• EXERCISE MATERIAL:
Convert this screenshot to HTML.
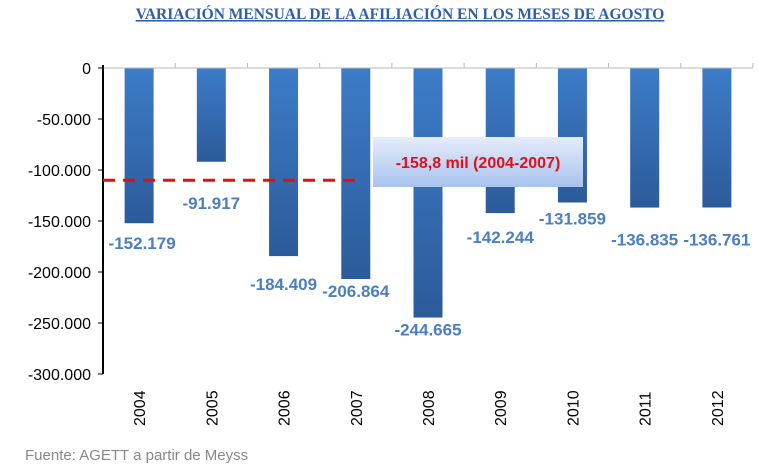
<!DOCTYPE html>
<html><head><meta charset="utf-8"><style>
body{margin:0;background:#fff;width:758px;height:470px;overflow:hidden}
svg text{font-family:"Liberation Sans",Arial,sans-serif}
</style></head><body>
<svg width="758" height="470">
<defs>
<linearGradient id="bg" x1="0" y1="0" x2="0" y2="1"><stop offset="0" stop-color="#3d7cc9"/><stop offset="1" stop-color="#2c5b9a"/></linearGradient>
<linearGradient id="boxg" x1="0" y1="0" x2="0" y2="1"><stop offset="0" stop-color="#e4ecfa"/><stop offset="1" stop-color="#a9c3ee"/></linearGradient>
</defs>
<text x="400" y="19" text-anchor="middle" font-weight="bold" font-size="15.5" fill="#2e5ea8" text-decoration="underline" style="font-family:'Liberation Serif',serif">VARIACIÓN MENSUAL DE LA AFILIACIÓN EN LOS MESES DE AGOSTO</text>
<g id="plot"></g>
<text x="25" y="460" font-size="15" fill="#888">Fuente: AGETT a partir de Meyss</text>
</svg>
<script>
const categories=["2004","2005","2006","2007","2008","2009","2010","2011","2012"];
const values=[-152179,-91917,-184409,-206864,-244665,-142244,-131859,-136835,-136761];
const valueLabels=["-152.179","-91.917","-184.409","-206.864","-244.665","-142.244","-131.859","-136.835","-136.761"];
const yTicks=[0,-50000,-100000,-150000,-200000,-250000,-300000];
const yTickLabels=["0","-50.000","-100.000","-150.000","-200.000","-250.000","-300.000"];
const averageValue=-110000;
const labelDy=[26,47,34,18,18,30,22,38,38];
const NS="http://www.w3.org/2000/svg";
const g=document.getElementById('plot');
const x0=103,x1=753,y0=68,y1=374,step=(x1-x0)/categories.length,bw=29;
const y=v=>y0+(v/-300000)*(y1-y0);
const xc=i=>x0+step*(i+0.5);
function mk(t,a){const e=document.createElementNS(NS,t);for(const k in a)e.setAttribute(k,a[k]);g.appendChild(e);return e;}
values.forEach((v,i)=>{
 const r=mk('rect',{x:xc(i)-bw/2,y:y0,width:bw,height:y(v)-y0,fill:'url(#bg)'});
 
 
});
yTicks.forEach((t,i)=>{
 mk('line',{x1:x0-5,x2:x0,y1:y(t),y2:y(t),stroke:'#000'});
 const tx=mk('text',{x:x0-12,y:y(t)+6,'text-anchor':'end','font-size':16,fill:'#000'});
 tx.textContent=yTickLabels[i];
 
 
});
for(let i=1;i<=categories.length;i++)mk('line',{x1:x0+step*i,x2:x0+step*i,y1:y0-5,y2:y0,stroke:'#bbb'});
mk('line',{x1:x0,x2:x1,y1:y0,y2:y0,stroke:'#bbb'});
mk('line',{x1:x0,x2:x0,y1:y0-3,y2:y1,stroke:'#000','stroke-width':2});
categories.forEach((c,i)=>{
 const t=mk('text',{transform:`translate(${xc(i)+6},${y1+52}) rotate(-90)`,'font-size':16,fill:'#000'});
 t.textContent=c;
 
 
});
const dl=mk('line',{x1:x0,x2:360,y1:y(averageValue),y2:y(averageValue),stroke:'#e01010','stroke-width':3,'stroke-dasharray':'12 8'});


values.forEach((v,i)=>{
 const t=mk('text',{x:xc(i)+(i===0?3:0),y:y(v)+labelDy[i],'text-anchor':'middle','font-size':17,'font-weight':'bold',fill:'#4a7fc0'});
 t.textContent=valueLabels[i];
 
 
});
const b=mk('rect',{x:373,y:137,width:210,height:50,fill:'url(#boxg)'});


const at=mk('text',{x:478,y:168,'text-anchor':'middle','font-size':16,'font-weight':'bold',fill:'#e0101a'});
at.textContent='-158,8 mil  (2004-2007)';


</script>
</body></html>
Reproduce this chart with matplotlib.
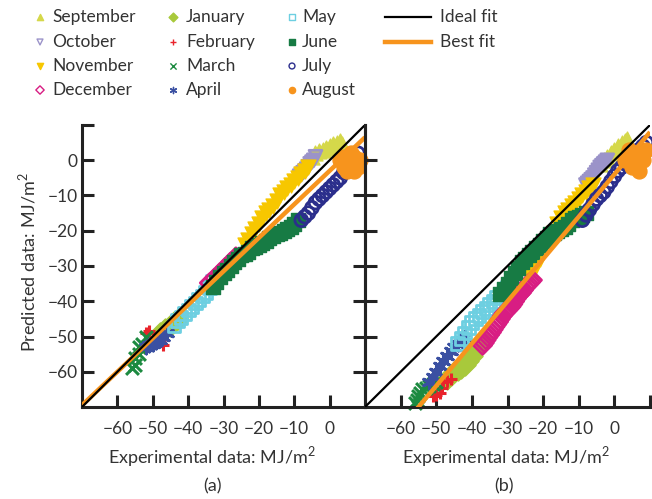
import matplotlib
matplotlib.use("Agg")
import matplotlib.pyplot as plt
import numpy as np

plt.rcParams["font.family"] = ["Lato", "DejaVu Sans"]
plt.rcParams["mathtext.fontset"] = "custom"
plt.rcParams["mathtext.rm"] = "Lato"

# ---- data: (experimental, predicted) pairs per month, MJ/m2 ----
# panel (a)
sep_a = [(-5, 1), (-4, 2), (-3, 2.5), (-2, 3), (-1, 3.5), (0, 4), (1, 4.5), (2, 5), (3, 5.5), (3.5, 4.5)]
oct_a = [(-8.5, -4.5), (-8, -4), (-7.5, -3.5), (-7, -3), (-6.5, -2.5), (-6, -1.8), (-5.5, -1), (-5, -0.5),
         (-4.5, 0), (-4, 1)]
nov_a = [(-24, -24), (-23, -22.5), (-22, -21), (-21, -19.5), (-20, -18), (-19, -16.5), (-18, -15), (-17, -14),
         (-16, -13), (-15, -11.5), (-14, -10), (-13, -9), (-12, -8), (-11, -7), (-10, -6), (-9, -5), (-8, -4),
         (-7, -3), (-6, -2)]
dec_a = [(-34, -34.8), (-32.5, -33.4), (-31, -31.9), (-29.5, -30.4), (-28, -28.9), (-26.5, -27.4)]
jan_a = [(-48, -49), (-46.5, -48), (-45, -47), (-44, -46), (-43, -45)]
feb_a = [(-52, -49), (-51, -48.5), (-50, -50), (-49, -51), (-48, -51), (-47, -52.5)]
mar_a = [(-56, -59), (-55, -58), (-55, -56), (-54, -55), (-54, -53), (-53, -52), (-52, -50)]
apr_a = [(-52, -53), (-51, -52.5), (-50, -52), (-49, -51.5), (-48, -51), (-47, -50), (-46, -49)]
may_a = [(-44, -47), (-43, -45.5), (-42, -44.5), (-41, -43.5), (-40, -42.5), (-39, -41.5), (-38, -40.5),
         (-37, -39.5), (-36, -38.5), (-35, -37.5), (-34, -36), (-33, -34.5)]
jun_a = [(-33, -36), (-32, -34.5), (-31, -33), (-30, -32), (-29, -31), (-28, -30), (-27, -29), (-26, -28),
         (-25, -27), (-24, -26.5), (-23, -26), (-22, -25), (-21, -24.5), (-20, -24), (-19, -23.5), (-18, -23),
         (-17, -22), (-16, -21.5), (-15, -21), (-14, -20.5), (-13, -20), (-12, -19.5), (-11, -19), (-10, -18),
         (-9, -17)]
jul_a = [(-8, -17), (-7, -16), (-6, -15), (-5, -13.5), (-4, -12), (-3, -11), (-2, -10), (-1, -9), (0, -8),
         (1, -7), (2, -6), (3, -5), (4, -3.5), (5, -2.5), (6, -1.5), (7, 0), (8, 2)]
aug_a = [(3, 0), (4, -2), (5, -3), (6, -1), (7, 1), (8, -2), (6, 2), (4, 1), (7, -3), (5, 0), (8.5, 0)]

# panel (b)
sep_b = [(-4, -1), (-3, 0), (-2, 1), (-1, 2), (0, 3), (1, 4), (2, 5), (3, 5.5), (3.5, 6)]
oct_b = [(-8, -7), (-7.5, -6.5), (-7, -6), (-6.5, -5.5), (-6, -5), (-5.5, -4.2), (-5, -3.5), (-4.5, -2.8),
         (-4, -2), (-3.5, -1.5), (-3, -1), (-2.5, -0.5), (-2, 0)]
nov_b = [(-24, -33), (-23, -31.5), (-22, -30), (-21, -28), (-20, -26), (-19, -24.5), (-18, -23), (-17, -20.5),
         (-16, -18), (-15, -16.5), (-14, -15), (-13, -14), (-12, -13), (-11, -12), (-10, -11), (-9, -10),
         (-8, -9), (-7, -8), (-6, -7)]
dec_b = [(-37, -52.5), (-36.5, -51.8), (-36, -51), (-35.5, -50.2), (-35, -49.5), (-34.5, -48.8), (-34, -48),
         (-33.5, -47.2), (-33, -46.5), (-32.5, -45.8), (-32, -45), (-31.5, -44.2), (-31, -43.5), (-30.5, -43),
         (-30, -42.5), (-29.5, -42), (-29, -41.5), (-28.5, -40.8), (-28, -40), (-27.5, -39.2), (-27, -38.5),
         (-26.5, -38), (-26, -37.5), (-25.5, -36.8), (-25, -36), (-24.5, -35.5), (-24, -35), (-23.5, -34.5),
         (-23, -34)]
jan_b = [(-47, -62), (-46, -61), (-45, -60), (-44, -59.5), (-43, -59), (-42, -58), (-41, -57), (-40, -55.5),
         (-39, -54), (-38, -52.5), (-37, -51)]
feb_b = [(-51, -67), (-50, -66.5), (-49, -66), (-48.5, -64.5), (-48, -63), (-47, -62.5), (-46, -62)]
mar_b = [(-56, -69), (-55.5, -68), (-55, -67), (-54.5, -66), (-54, -65), (-53, -64.5), (-52, -64), (-51, -63.5),
         (-50, -63)]
apr_b = [(-52, -63), (-51, -61.5), (-50, -60), (-49, -58.5), (-48, -57), (-47, -55.5), (-46, -54), (-45, -53),
         (-44, -52), (-43, -51), (-42, -50)]
may_b = [(-44, -52), (-43, -50.5), (-42, -49), (-41, -47.5), (-40, -46), (-39, -45), (-38, -44), (-37, -43),
         (-36, -42), (-35, -41), (-34, -40), (-33, -39), (-32, -38), (-31, -37), (-30, -36)]
jun_b = [(-32, -38), (-31, -36.5), (-30, -35), (-29, -33.5), (-28, -32), (-27, -30.5), (-26, -29), (-25, -28),
         (-24, -27), (-23, -26), (-22, -25), (-21, -24), (-20, -23), (-19, -22), (-18, -21), (-17, -20.5),
         (-16, -20), (-15, -19.5), (-14, -19), (-13, -18), (-12, -17), (-11, -16.5), (-10, -16), (-9, -15.5),
         (-8, -15)]
jul_b = [(-9, -17), (-8, -15.5), (-7, -14), (-6, -12.5), (-5, -11), (-4, -10), (-3, -9), (-2, -7.5), (-1, -6),
         (0, -4.5), (1, -3), (2, -2), (3, -1), (4, 0), (5, 1), (6, 2), (7, 3), (8, 4), (9, 5)]
aug_b = [(3, 0), (4, 3), (5, -2), (6, 2), (7, -3), (8, 0), (9, 3), (6, -1), (8, 2), (4, 1)]

months = ["September", "October", "November", "December", "January", "February",
          "March", "April", "May", "June", "July", "August"]
panel_a = [sep_a, oct_a, nov_a, dec_a, jan_a, feb_a, mar_a, apr_a, may_a, jun_a, jul_a, aug_a]
panel_b = [sep_b, oct_b, nov_b, dec_b, jan_b, feb_b, mar_b, apr_b, may_b, jun_b, jul_b, aug_b]

# best-fit line coefficients (slope, intercept) for each panel
fit_a = (0.95, -3.0)
fit_b = (1.2, -4.0)

axis_lim = (-70, 10)
tick_vals = [-60, -50, -40, -30, -20, -10, 0]

# marker styles: (marker, colour, filled)
styles = [
    ("^", "#d5d84a", True),
    ("v", "#9b93c9", False),
    ("v", "#f7c700", True),
    ("D", "#d81d83", False),
    ("D", "#a8c93b", True),
    ("+", "#e9232b", True),
    ("x", "#1c8a40", True),
    ((6, 2, 0), "#3a50a2", True),
    ("s", "#6dcfe1", False),
    ("s", "#177b44", True),
    ("o", "#2b2e8c", False),
    ("o", "#f7941d", True),
]
# drawing order of the months (December on top of its neighbours)
draw_order = [0, 1, 2, 4, 5, 6, 7, 8, 3, 9, 10, 11]
ORANGE = "#f7941d"
TEXT = "#333333"

W, H = 652, 499
fig = plt.figure(figsize=(W / 100, H / 100), dpi=100)


def fx(px):
    return px / W


def fy(py):
    return 1 - py / H


ax_a = fig.add_axes([fx(82), fy(407), fx(365) - fx(82), fy(125) - fy(407)])
ax_b = fig.add_axes([fx(365), fy(407), fx(650) - fx(365), fy(125) - fy(407)])


def draw_points(ax, series):
    for k in draw_order:
        mk, col, filled = styles[k]
        arr = np.array(series[k], dtype=float)
        if mk in ("+", "x") or isinstance(mk, tuple):
            ax.scatter(arr[:, 0], arr[:, 1], marker=mk, s=85, color=col, linewidths=2.2, clip_on=False, zorder=2)
        elif filled:
            ax.scatter(arr[:, 0], arr[:, 1], marker=mk, s=115, color=col, edgecolors=col, linewidths=1,
                       clip_on=False, zorder=2)
        else:
            ax.scatter(arr[:, 0], arr[:, 1], marker=mk, s=85, facecolors="none", edgecolors=col,
                       linewidths=2.0, clip_on=False, zorder=2)


for ax, series, fit in ((ax_a, panel_a, fit_a), (ax_b, panel_b, fit_b)):
    draw_points(ax, series)
    xs = np.array(axis_lim, dtype=float)
    ax.plot(xs, xs, color="black", lw=1.6, zorder=4, solid_capstyle="butt")
    ax.plot(xs, fit[0] * xs + fit[1], color=ORANGE, lw=3.2, zorder=3, solid_capstyle="butt")
    ax.set_xlim(axis_lim)
    ax.set_ylim(axis_lim)
    ax.patch.set_visible(False)
    ax.spines["top"].set_visible(False)
    for s in ("left", "bottom", "right"):
        ax.spines[s].set_linewidth(2.2)
        ax.spines[s].set_color("#222222")
    ax.tick_params(direction="in", length=8.5, width=2.2, labelsize=12.5, colors="#222222",
                   labelcolor=TEXT)
    ax.tick_params(axis="x", pad=10)
    ax.tick_params(axis="y", pad=3)


def fmt(v):
    return f"\u2212{-v}" if v < 0 else str(v)


# panel (a): y ticks on both sides, labels on left only
ax_a.set_yticks([10] + tick_vals)
ax_a.set_yticklabels([""] + [fmt(v) for v in tick_vals])
ax_a.set_xticks(tick_vals)
ax_a.set_xticklabels([fmt(v) for v in tick_vals])
ax_a.tick_params(axis="y", right=True)
ax_a.yaxis.get_major_ticks()[0].tick2line.set_visible(False)

# panel (b): inward ticks on shared left spine, no labels there
ax_b.spines["right"].set_visible(False)
ax_b.set_yticks(tick_vals)
ax_b.set_yticklabels([])
ax_b.set_xticks(tick_vals + [10])
ax_b.set_xticklabels([fmt(v) for v in tick_vals] + [""])

# axis titles
fig.text(fx(212), fy(457), r"Experimental data: MJ/m$^{2}$", ha="center", va="center", fontsize=13, color=TEXT)
fig.text(fx(212), fy(486), "(a)", ha="center", va="center", fontsize=13, color=TEXT)
fig.text(fx(506), fy(457), r"Experimental data: MJ/m$^{2}$", ha="center", va="center", fontsize=13, color=TEXT)
fig.text(fx(504), fy(486), "(b)", ha="center", va="center", fontsize=13, color=TEXT)
fig.text(fx(27), fy(262), r"Predicted data: MJ/m$^{2}$", ha="center", va="center", rotation=90, fontsize=13,
         color=TEXT)

# legend block
leg = fig.add_axes([0, 0, 1, 1], zorder=10)
leg.set_xlim(0, W)
leg.set_ylim(H, 0)
leg.axis("off")
rows = [17, 42, 66, 90]
mk_x = [40, 173, 292]
tx_x = [52, 186, 302]
for i, (name, (mk, col, filled)) in enumerate(zip(months, styles)):
    c, r = divmod(i, 4)
    if mk in ("+", "x") or isinstance(mk, tuple):
        leg.scatter([mk_x[c]], [rows[r]], marker=mk, s=20, color=col, linewidths=1.0)
    elif filled:
        leg.scatter([mk_x[c]], [rows[r]], marker=mk, s=20, color=col)
    else:
        leg.scatter([mk_x[c]], [rows[r]], marker=mk, s=18, facecolors="none", edgecolors=col, linewidths=1.0)
    leg.text(tx_x[c], rows[r], name, va="center", ha="left", fontsize=12.5, color=TEXT)
leg.plot([385, 431], [rows[0], rows[0]], color="black", lw=1.6)
leg.text(440, rows[0], "Ideal fit", va="center", ha="left", fontsize=12.5, color=TEXT)
leg.plot([385, 431], [rows[1], rows[1]], color=ORANGE, lw=3.2)
leg.text(440, rows[1], "Best fit", va="center", ha="left", fontsize=12.5, color=TEXT)

fig.savefig("out.png", dpi=100)
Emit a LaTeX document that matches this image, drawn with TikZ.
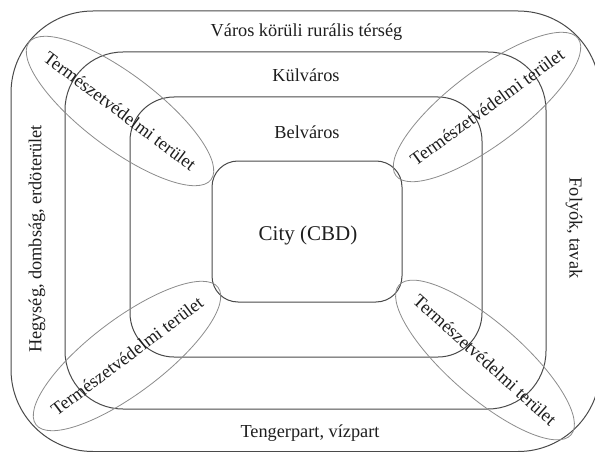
\documentclass[tikz,border=0pt]{standalone}
\usepackage{fontspec}
\setmainfont{Liberation Serif}
\usetikzlibrary{shapes.geometric}
\definecolor{framecol}{HTML}{4A4A4A}
\definecolor{ellcol}{HTML}{8C8C8C}
\definecolor{txtcol}{HTML}{1E1E1E}
\tikzset{
  zonebox/.style={draw=framecol, line width=1pt, inner sep=0pt, rectangle},
  reserve/.style={draw=ellcol, line width=0.8pt, ellipse, inner sep=0pt,
                  minimum width=228pt, minimum height=74pt},
  lbl/.style={text=txtcol, font=\fontsize{18.3}{20}\selectfont, inner sep=0pt},
}
\begin{document}
\begin{tikzpicture}[x=1pt,y=-1pt]
\useasboundingbox (0,0) rectangle (595,452);
\fill[white] (0,0) rectangle (595,452);
% nested zones
\node[zonebox, rounded corners=82pt, minimum width=589pt, minimum height=440.5pt] (outer) at (305.5,231.25) {};
\node[zonebox, rounded corners=58pt, minimum width=481pt, minimum height=357pt] (kul) at (305.5,230.5) {};
\node[zonebox, rounded corners=44pt, minimum width=352pt, minimum height=260pt] (bel) at (306,227) {};
\node[zonebox, rounded corners=26pt, minimum width=190pt, minimum height=141pt] (city) at (307,231.5) {};
% labels
\node[lbl, anchor=base] (touter) at (306.5,37) {Város körüli rurális térség};
\node[lbl, anchor=base] (tkul) at (306,82) {Külváros};
\node[lbl, anchor=base] (tbel) at (307,139) {Belváros};
\node[lbl, anchor=base, font=\fontsize{21}{24}\selectfont] (tcity) at (308,240) {City (CBD)};
\node[lbl, anchor=base] (tsea) at (310,437) {Tengerpart, vízpart};
\node[lbl, rotate=90] (tmount) at (37,239) {Hegység, dombság, erdöterület};
\node[lbl, rotate=-90] (triver) at (574,228) {Folyók, tavak};
% nature reserves
\node[reserve, rotate=-37] (ntl) at (120,111) {};
\node[lbl, rotate=-37] (ttl) at (ntl.center) {Természetvédelmi terület};
\node[reserve, rotate=37] (ntr) at (487,107) {};
\node[lbl, rotate=36] (ttr) at (ntr.center) {Természetvédelmi terület};
\node[reserve, rotate=37] (nbl) at (127,356) {};
\node[lbl, rotate=37] (tbl) at (nbl.center) {Természetvédelmi terület};
\node[reserve, rotate=-41] (nbr) at (485,360) {};
\node[lbl, rotate=-42] (tbr) at (nbr.center) {Természetvédelmi terület};
\end{tikzpicture}
\end{document}
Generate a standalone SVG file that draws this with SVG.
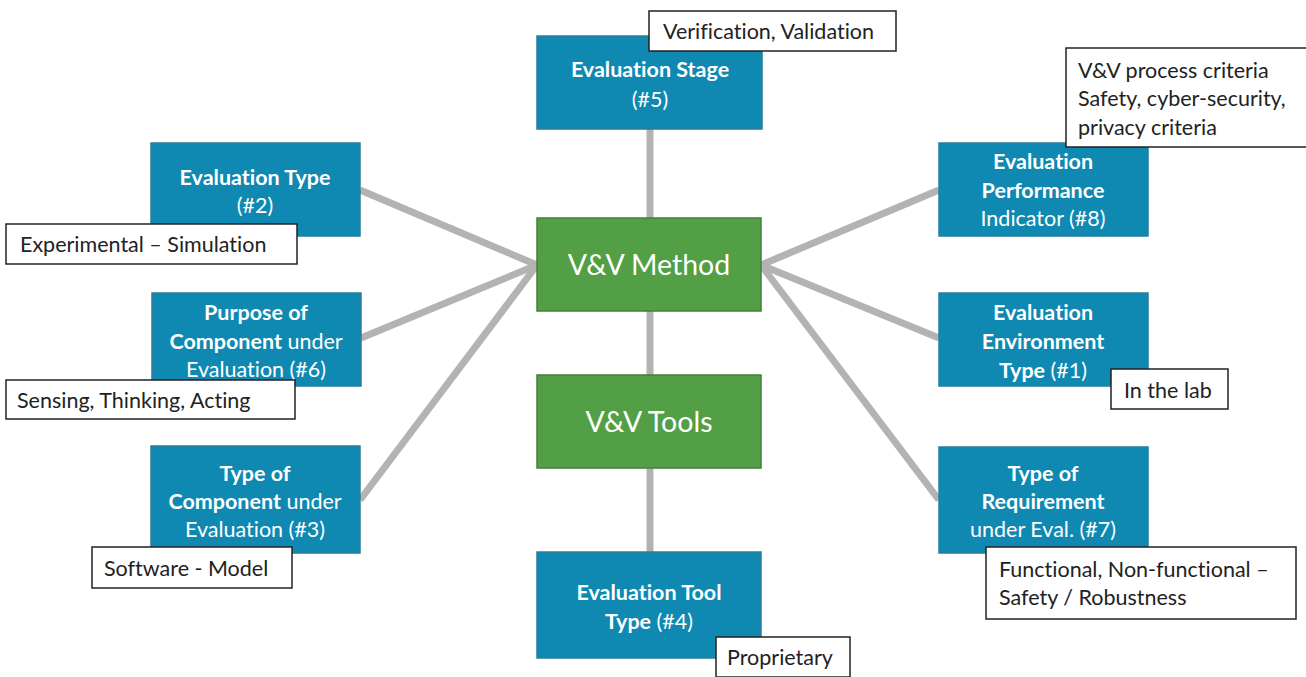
<svg xmlns="http://www.w3.org/2000/svg" width="1306" height="677" viewBox="0 0 1306 677">
<style>
.blue{fill:#0f89b1;stroke:#2a7d9c;stroke-width:1.5}
.green{fill:#529f46;stroke:#467f3b;stroke-width:1.5}
.lbl{fill:#fff;stroke:#222;stroke-width:1.5}
.conn{stroke:#b3b3b3;stroke-width:7;fill:none;stroke-linecap:butt}
text{font-family:Lato,"Open Sans",sans-serif;font-variant-ligatures:none;font-feature-settings:"liga" 0}
.bt{font-size:21.5px;fill:#fff;text-anchor:middle}
.b{font-weight:bold}
.gt{font-size:28.5px;fill:#fff;text-anchor:middle}
.lt{font-size:21.5px;fill:#222}
</style>
<g id="connectors">
<line class="conn" x1="650" y1="129" x2="650" y2="218"/>
<line class="conn" x1="650" y1="311" x2="650" y2="375"/>
<line class="conn" x1="650" y1="468" x2="650" y2="552"/>
<polyline class="conn" points="360,190 537,265 361,338"/>
<line class="conn" x1="537" y1="265" x2="360" y2="500"/>
<polyline class="conn" points="939,190 761,265 939,338"/>
<line class="conn" x1="761" y1="265" x2="939" y2="500"/>
</g>
<g id="stage">
<rect class="blue" x="537" y="36" width="225" height="93"/>
<text class="bt b" x="650" y="77">Evaluation Stage</text>
<text class="bt" x="650" y="107">(#5)</text>
<rect class="lbl" x="649" y="11" width="247" height="40"/>
<text class="lt" x="663" y="39">Verification, Validation</text>
</g>
<g id="method">
<rect class="green" x="537" y="218" width="224" height="93"/>
<text class="gt" x="649" y="275">V&amp;V Method</text>
</g>
<g id="tools">
<rect class="green" x="537" y="375" width="224" height="93"/>
<text class="gt" x="649" y="432">V&amp;V Tools</text>
</g>
<g id="tooltype">
<rect class="blue" x="537" y="552" width="224" height="106"/>
<text class="bt b" x="649" y="600">Evaluation Tool</text>
<text class="bt" x="649" y="629"><tspan class="b">Type</tspan> (#4)</text>
<rect class="lbl" x="716" y="637" width="134" height="40"/>
<text class="lt" x="727" y="665">Proprietary</text>
</g>
<g id="evaltype">
<rect class="blue" x="151" y="143" width="209" height="93"/>
<text class="bt b" x="255" y="185">Evaluation Type</text>
<text class="bt" x="255" y="213">(#2)</text>
<rect class="lbl" x="6" y="224" width="291" height="40"/>
<text class="lt" x="20" y="252">Experimental – Simulation</text>
</g>
<g id="purpose">
<rect class="blue" x="152" y="293" width="209" height="93"/>
<text class="bt b" x="256" y="320">Purpose of</text>
<text class="bt" x="256" y="349"><tspan class="b">Component</tspan> under</text>
<text class="bt" x="256" y="377">Evaluation (#6)</text>
<rect class="lbl" x="6" y="380" width="289" height="39"/>
<text class="lt" x="17" y="408">Sensing, Thinking, Acting</text>
</g>
<g id="comptype">
<rect class="blue" x="151" y="446" width="209" height="107"/>
<text class="bt b" x="255" y="481">Type of</text>
<text class="bt" x="255" y="509"><tspan class="b">Component</tspan> under</text>
<text class="bt" x="255" y="537">Evaluation (#3)</text>
<rect class="lbl" x="92" y="547" width="200" height="41"/>
<text class="lt" x="104" y="576">Software - Model</text>
</g>
<g id="perf">
<rect class="blue" x="939" y="143" width="209" height="93"/>
<text class="bt b" x="1043" y="169">Evaluation</text>
<text class="bt b" x="1043" y="198">Performance</text>
<text class="bt" x="1043" y="226">Indicator (#8)</text>
<rect class="lbl" x="1066" y="48" width="245" height="99"/>
<text class="lt" x="1078" y="78">V&amp;V process criteria</text>
<text class="lt" x="1078" y="106">Safety, cyber-security,</text>
<text class="lt" x="1078" y="135">privacy criteria</text>
</g>
<g id="env">
<rect class="blue" x="939" y="293" width="209" height="93"/>
<text class="bt b" x="1043" y="320">Evaluation</text>
<text class="bt b" x="1043" y="349">Environment</text>
<text class="bt" x="1043" y="378"><tspan class="b">Type</tspan> (#1)</text>
<rect class="lbl" x="1111" y="369" width="117" height="40"/>
<text class="lt" x="1124" y="398">In the lab</text>
</g>
<g id="req">
<rect class="blue" x="939" y="447" width="209" height="106"/>
<text class="bt b" x="1043" y="481">Type of</text>
<text class="bt b" x="1043" y="509">Requirement</text>
<text class="bt" x="1043" y="537">under Eval. (#7)</text>
<rect class="lbl" x="986" y="547" width="310" height="72"/>
<text class="lt" x="999" y="577">Functional, Non-functional –</text>
<text class="lt" x="999" y="605">Safety / Robustness</text>
</g>
</svg>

• AIM: Identify every line above that includes the word "standalone", and show those lines.

• RESULT OF THIS EXERCISE:
\documentclass[tikz,border=0pt]{standalone}
Generate a standalone SVG file that draws this with SVG.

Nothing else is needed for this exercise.